### SUPPLIED DATA
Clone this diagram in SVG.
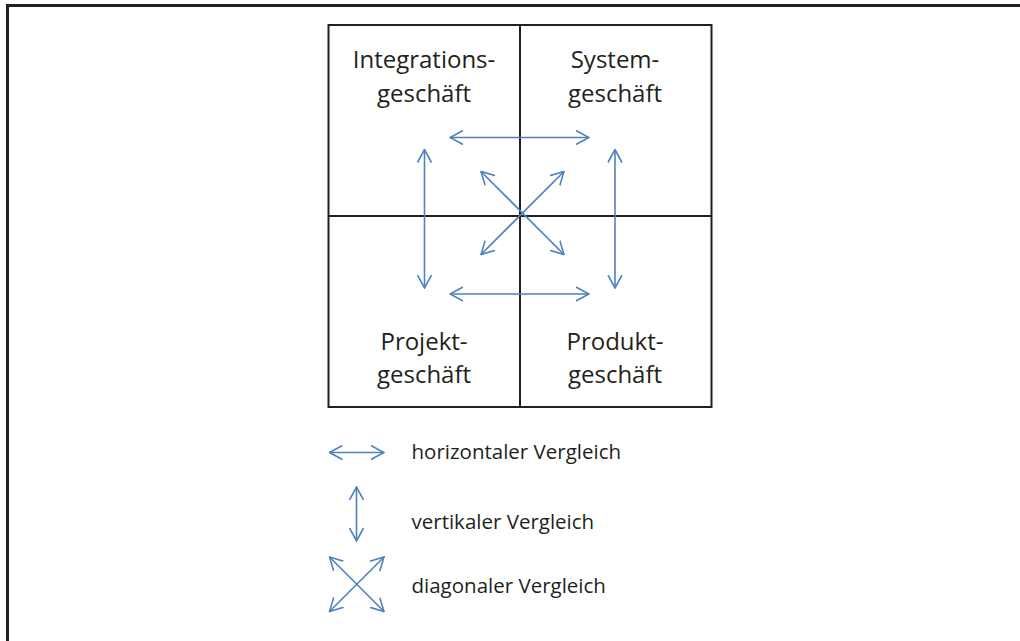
<svg xmlns="http://www.w3.org/2000/svg" width="1020" height="641" viewBox="0 0 1020 641">
  <style>
    .frame { fill: none; stroke: #231f20; stroke-width: 3; }
    .grid { fill: none; stroke: #231f20; stroke-width: 2; }
    .arr { fill: none; stroke: #4f81bd; stroke-width: 1.6; marker-start: url(#head); marker-end: url(#head); }
    .lbl { font-family: "Open Sans", "Noto Sans", sans-serif; font-size: 24px; fill: #231f20; text-anchor: middle; }
    .leg { font-family: "Open Sans", "Noto Sans", sans-serif; font-size: 20.5px; fill: #231f20; }
  </style>
  <defs>
    <marker id="head" viewBox="0 0 14 16" refX="13" refY="8" markerWidth="14" markerHeight="16" markerUnits="userSpaceOnUse" orient="auto-start-reverse">
      <path d="M0,1 L13,8 L0,15" fill="none" stroke="#4f81bd" stroke-width="1.6"/>
    </marker>
  </defs>
  <path class="frame" d="M7.5,641 V5.5 H1020"/>
  <g id="grid">
    <rect class="grid" x="328.5" y="25" width="383" height="382"/>
    <line class="grid" x1="520" y1="25" x2="520" y2="407"/>
    <line class="grid" x1="328.5" y1="216" x2="711.5" y2="216"/>
  </g>
  <g id="integrationsgeschaeft">
    <text class="lbl" x="424" y="68">Integrations-</text>
    <text class="lbl" x="424" y="102">geschäft</text>
  </g>
  <g id="systemgeschaeft">
    <text class="lbl" x="615" y="68">System-</text>
    <text class="lbl" x="615" y="102">geschäft</text>
  </g>
  <g id="projektgeschaeft">
    <text class="lbl" x="424" y="350">Projekt-</text>
    <text class="lbl" x="424" y="383">geschäft</text>
  </g>
  <g id="produktgeschaeft">
    <text class="lbl" x="615" y="350">Produkt-</text>
    <text class="lbl" x="615" y="383">geschäft</text>
  </g>
  <g id="connectors">
    <line class="arr" x1="450" y1="137.5" x2="589" y2="137.5"/>
    <line class="arr" x1="450" y1="294" x2="589" y2="294"/>
    <line class="arr" x1="424.5" y1="149.5" x2="424.5" y2="288"/>
    <line class="arr" x1="615" y1="149.5" x2="615" y2="288"/>
    <line class="arr" x1="481" y1="171.5" x2="564" y2="254.5"/>
    <line class="arr" x1="564" y1="171.5" x2="481" y2="254.5"/>
  </g>
  <g id="legend">
    <line class="arr" x1="329.5" y1="452.5" x2="384" y2="452.5"/>
    <line class="arr" x1="356.5" y1="487" x2="356.5" y2="541"/>
    <line class="arr" x1="329.5" y1="557" x2="384" y2="611.5"/>
    <line class="arr" x1="384" y1="557" x2="329.5" y2="611.5"/>
    <text class="leg" x="411.5" y="459">horizontaler Vergleich</text>
    <text class="leg" x="411.5" y="529">vertikaler Vergleich</text>
    <text class="leg" x="411.5" y="593">diagonaler Vergleich</text>
  </g>
</svg>
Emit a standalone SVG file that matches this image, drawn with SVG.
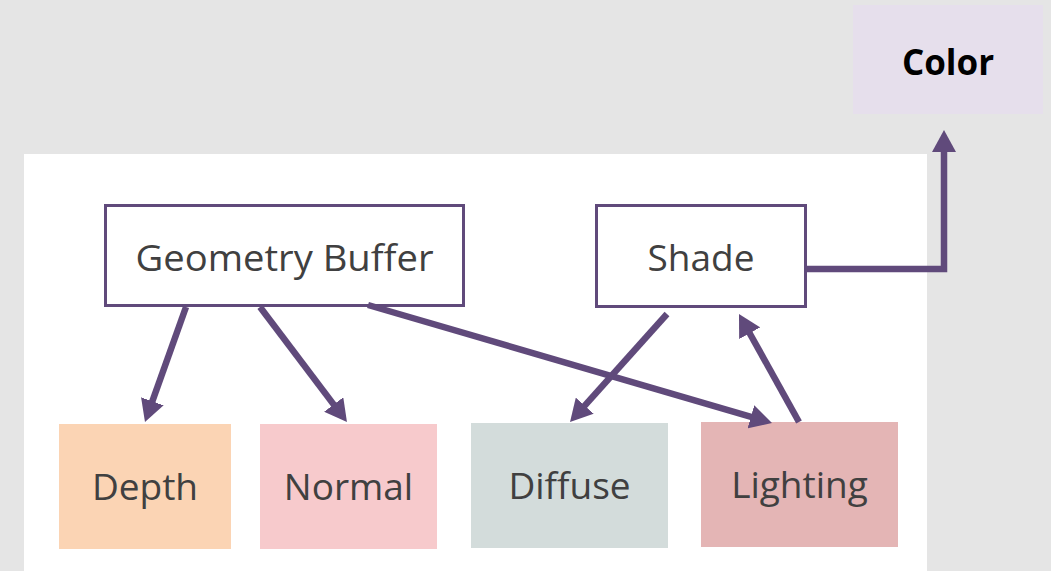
<svg xmlns="http://www.w3.org/2000/svg" width="1051" height="571" viewBox="0 0 1051 571">
<style>
.lbl{font-family:"Open Sans","Liberation Sans",sans-serif;font-size:37px;fill:#404040;text-anchor:middle}
.bold{font-family:"Open Sans","Liberation Sans",sans-serif;font-size:35px;font-weight:bold;fill:#000;text-anchor:middle}
.box{fill:#fff;stroke:#604a7b;stroke-width:3}
.conn{stroke:#604a7b;stroke-width:6.5;fill:none}
</style>
<defs>
<marker id="ah" markerUnits="userSpaceOnUse" markerWidth="22" markerHeight="24" viewBox="0 0 22 24" refX="2" refY="12" orient="auto">
<path d="M0,0 L22,12 L0,24 Z" fill="#604a7b"/>
</marker>
</defs>
<rect x="0" y="0" width="1051" height="571" fill="#e5e5e5"/>
<rect x="24" y="154" width="903" height="417" fill="#fff"/>
<g id="color"><rect x="853" y="5" width="190" height="109" fill="#e6dfec"/><text class="bold" x="948" y="75">Color</text></g>
<g id="gbuffer"><rect class="box" x="105.5" y="205.5" width="358" height="100"/><text class="lbl" x="284.5" y="271" textLength="298" lengthAdjust="spacingAndGlyphs">Geometry Buffer</text></g>
<g id="shade"><rect class="box" x="596.5" y="205.5" width="209" height="101"/><text class="lbl" x="701" y="271">Shade</text></g>
<g id="depth"><rect x="59" y="424" width="172" height="125" fill="#fbd4b4"/><text class="lbl" x="145" y="500">Depth</text></g>
<g id="normal"><rect x="260" y="424" width="177" height="125" fill="#f7cacc"/><text class="lbl" x="348.5" y="500">Normal</text></g>
<g id="diffuse"><rect x="471" y="423" width="197" height="125" fill="#d3dcdb"/><text class="lbl" x="569.5" y="499">Diffuse</text></g>
<g id="lighting"><rect x="701" y="422" width="197" height="125" fill="#e4b5b5"/><text class="lbl" x="799.5" y="498">Lighting</text></g>
<g id="connectors">
<line class="conn" x1="186" y1="307" x2="151.7" y2="403.2" marker-end="url(#ah)"/>
<line class="conn" x1="260" y1="307" x2="334.9" y2="406.1" marker-end="url(#ah)"/>
<line class="conn" x1="368" y1="305" x2="752.8" y2="417.4" marker-end="url(#ah)"/>
<line class="conn" x1="667" y1="314" x2="583.4" y2="407.1" marker-end="url(#ah)"/>
<line class="conn" x1="799" y1="422" x2="748.7" y2="331.5" marker-end="url(#ah)"/>
<path class="conn" d="M807,269 H944 V150" marker-end="url(#ah)"/>
</g>
</svg>
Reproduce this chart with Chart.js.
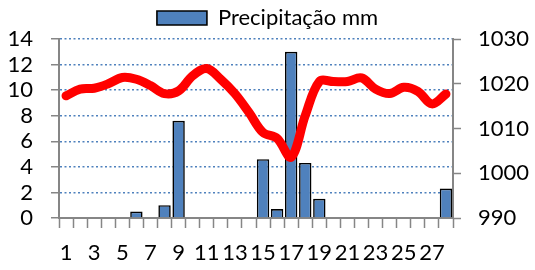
<!DOCTYPE html>
<html>
<head>
<meta charset="utf-8">
<title>Precipitação e pressão</title>
<script src="https://cdn.jsdelivr.net/npm/chart.js@4.4.0/dist/chart.umd.min.js"></script>
<style>
  html, body { margin: 0; padding: 0; background: #fff; }
  #wrap { width: 535px; height: 270px; }
</style>
</head>
<body>
<div id="wrap"><canvas id="myChart"></canvas></div>
<script>
// dias do mês
const days = [];
for (let d = 1; d <= 28; d++) days.push(String(d));

// precipitação (mm), eixo esquerdo
const precip = [0, 0, 0, 0, 0, 0.5, 0, 1.0, 7.6, 0,
                0, 0, 0, 0, 4.6, 0.7, 13.0, 4.3, 1.5, 0,
                0, 0, 0, 0, 0, 0, 0, 2.3];

// pressão (hPa), eixo direito
const pressure = [1017.3, 1018.8, 1019.0, 1020.0, 1021.4, 1021.0, 1019.6, 1017.8, 1018.4, 1021.8,
                  1023.4, 1021.0, 1017.8, 1013.6, 1009.1, 1007.8, 1003.6, 1012.9, 1020.5, 1020.5,
                  1020.5, 1021.3, 1018.8, 1017.8, 1019.2, 1018.3, 1015.5, 1017.7];

const FONT = "Lato, 'Open Sans', sans-serif";
const GRAY = "#868686";

new Chart("myChart", {
  data: {
    labels: days,
    datasets: [
      {
        type: "line",
        label: "Pressão",
        data: pressure,
        yAxisID: "y2",
        borderColor: "#ff0000",
        borderWidth: 9,
        pointRadius: 0,
        tension: 0.35,
        borderCapStyle: "round",
        borderJoinStyle: "round",
        order: 0
      },
      {
        type: "bar",
        label: "Precipitação mm",
        data: precip,
        yAxisID: "y",
        backgroundColor: "#4f81bd",
        borderColor: "#000000",
        borderWidth: 1.6,
        barPercentage: 0.88,
        categoryPercentage: 1.0,
        order: 1
      }
    ]
  },
  options: {
    responsive: true,
    maintainAspectRatio: false,
    animation: false,
    layout: { padding: { left: 0, right: 0, top: 0, bottom: 0 } },
    plugins: {
      tooltip: { enabled: false },
      legend: {
        position: "top",
        labels: {
          filter: item => item.text === "Precipitação mm",
          boxWidth: 50,
          boxHeight: 14,
          padding: 7,
          color: "#000",
          font: { family: FONT, size: 22 }
        }
      }
    },
    scales: {
      x: {
        grid: {
          drawOnChartArea: false,
          offset: true,
          tickLength: 10,
          tickColor: GRAY,
          tickWidth: 1.5
        },
        border: { color: GRAY, width: 2 },
        ticks: {
          autoSkip: false,
          maxRotation: 0,
          padding: 12,
          color: "#000",
          font: { family: FONT, size: 22 },
          callback: function (val, i) { return i % 2 === 0 ? this.getLabelForValue(val) : ""; }
        },
        afterFit: s => { s.height = 52; }
      },
      y: {
        position: "left",
        min: 0,
        max: 14,
        ticks: {
          stepSize: 2,
          autoSkip: false,
          padding: 18,
          color: "#000",
          font: { family: FONT, size: 22 }
        },
        grid: {
          color: "#4f81bd",
          lineWidth: 1.5,
          tickColor: GRAY,
          tickLength: 8,
          tickWidth: 1.5
        },
        border: { color: GRAY, width: 2, dash: [2, 2.5] },
        afterFit: s => { s.width = 59; }
      },
      y2: {
        position: "right",
        min: 990,
        max: 1030,
        ticks: {
          stepSize: 10,
          autoSkip: false,
          padding: 17,
          color: "#000",
          font: { family: FONT, size: 22 },
          callback: v => String(v)
        },
        grid: {
          drawOnChartArea: false,
          tickColor: GRAY,
          tickLength: 8,
          tickWidth: 1.5
        },
        border: { color: GRAY, width: 2 },
        afterFit: s => { s.width = 82; }
      }
    }
  }
});
</script>
</body>
</html>
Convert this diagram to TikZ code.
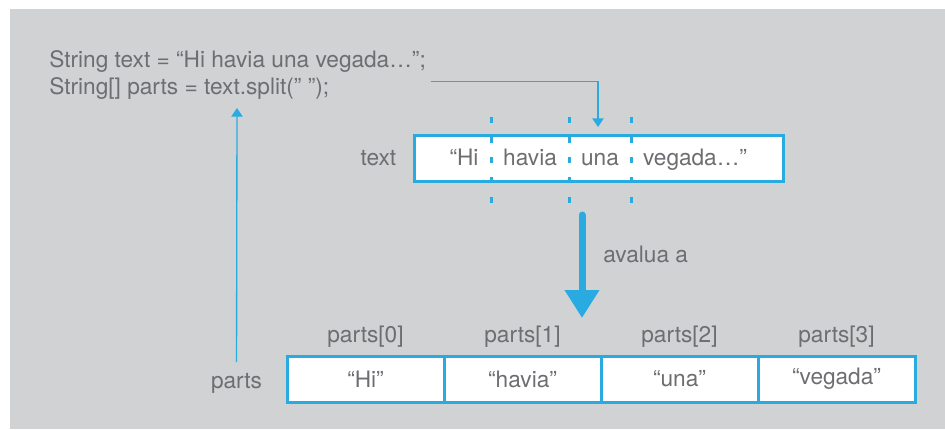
\documentclass[tikz,border=0pt]{standalone}
\usepackage{fontspec}
\setmainfont{TeX Gyre Heros}
\usepackage{tikz}
\usetikzlibrary{arrows.meta, positioning}
\definecolor{bg}{HTML}{D1D2D4}
\definecolor{ink}{HTML}{6D6E71}
\definecolor{cyanline}{HTML}{29ABE2}
\tikzstyle{word} = [text=ink, font=\fontsize{17}{20}\selectfont, inner sep=0pt]
\tikzstyle{strbox} = [rectangle, draw=cyanline, fill=white, line width=2.25pt, minimum width=276.75pt, minimum height=34.5pt]
\tikzstyle{cell} = [rectangle, draw=cyanline, fill=white, line width=2.25pt, outer sep=0pt, minimum width=117.75pt, minimum height=34.5pt, text=ink, font=\fontsize{17}{20}\selectfont]
\tikzstyle{arrow} = [cyanline, line width=1pt, -{Triangle[width=8.5pt,length=6.5pt]}]
\tikzstyle{bigarrow} = [cyanline, line width=5.25pt, line cap=round, -{Triangle[width=24.75pt,length=21pt]}]
\tikzstyle{divider} = [cyanline, line width=2.25pt, dash pattern=on 4.5pt off 10.5pt]

\begin{document}
\begin{tikzpicture}[x=0.75pt, y=-0.75pt]
%----------------------------------------------------------------------------
% Background
\useasboundingbox (0,0) rectangle (945,429);
\fill[white] (0,0) rectangle (945,429);
\fill[bg] (10,9) rectangle (945,429);

%----------------------------------------------------------------------------
% Code lines
\node (codeLine1) [word, anchor=base west] at (49,67) {String text = “Hi havia una vegada…”;};
\node (codeLine2) [word, anchor=base west] at (49,94) {String[] parts = text.split(” ”);};

%----------------------------------------------------------------------------
% The string and its split points
\node (textBox) [strbox] at (598.5,158) {};
\node (textName) [word, left=12pt of textBox] {text};

\foreach \x in {491,569,631}
  \draw [divider] (\x,117) -- (\x,203);

\node (wordHi) [word, anchor=base] at (464,165) {“Hi};
\node (wordHavia) [word, anchor=base] at (530,165) {havia};
\node (wordUna) [word, anchor=base] at (600,165) {una};
\node (wordVegada) [word, anchor=base] at (695,165) {vegada…”};

%----------------------------------------------------------------------------
% The resulting array
\node (cell0) [cell] at (365.5,379) {“Hi”};
\node (cell1) [cell, right=0pt of cell0] {“havia”};
\node (cell2) [cell, right=0pt of cell1] {“una”};
\node (cell3) [cell, right=0pt of cell2] {“vegada”};

\node (index0) [word, above=6pt of cell0] {parts[0]};
\node (index1) [word, above=6pt of cell1] {parts[1]};
\node (index2) [word, above=6pt of cell2] {parts[2]};
\node (index3) [word, above=6pt of cell3] {parts[3]};

\node (partsName) [word, left=18.5pt of cell0, yshift=-3pt] {parts};

%----------------------------------------------------------------------------
% Arrows
\coordinate (splitIn) at (598,127);
\coordinate (partsUp) at (237,108);
\coordinate (evalTop) at (582,215);
\coordinate (evalTip) at (582,318);

\draw [arrow] ([xshift=4pt,yshift=-7pt]codeLine1.south east) -| (splitIn);
\draw [arrow] ([yshift=8pt]partsName.north) -- (partsUp);
\draw [bigarrow] (evalTop) -- (evalTip);
\node (evalLabel) [word, anchor=base west] at (603,262) {avalua a};
\end{tikzpicture}
\end{document}
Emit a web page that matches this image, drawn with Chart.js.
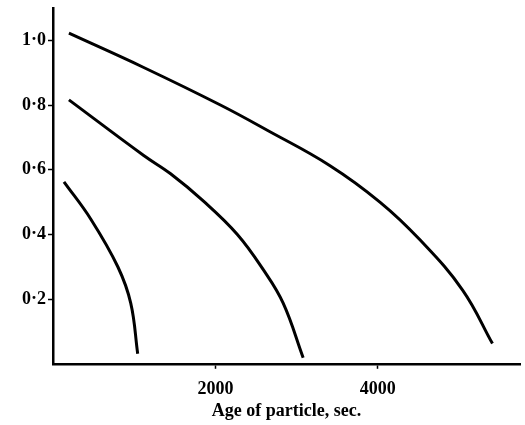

### THE REQUEST
From the line that has "Reproduce this chart with Chart.js." through the line that has "for (let d = 1;", reproduce each line exactly as it stands and nothing else; do not include any pictures.

### TASK RESULT
Reproduce this chart with Chart.js.
<!DOCTYPE html>
<html>
<head>
<meta charset="utf-8">
<title>Precipitação e pressão</title>
<script src="https://cdn.jsdelivr.net/npm/chart.js@4.4.0/dist/chart.umd.min.js"></script>
<style>
  html, body { margin: 0; padding: 0; background: #fff; }
  #wrap { width: 535px; height: 270px; }
</style>
</head>
<body>
<div id="wrap"><canvas id="myChart"></canvas></div>
<script>
// dias do mês
const days = [];
for (let d = 1; d <= 28; d++) days.push(String(d));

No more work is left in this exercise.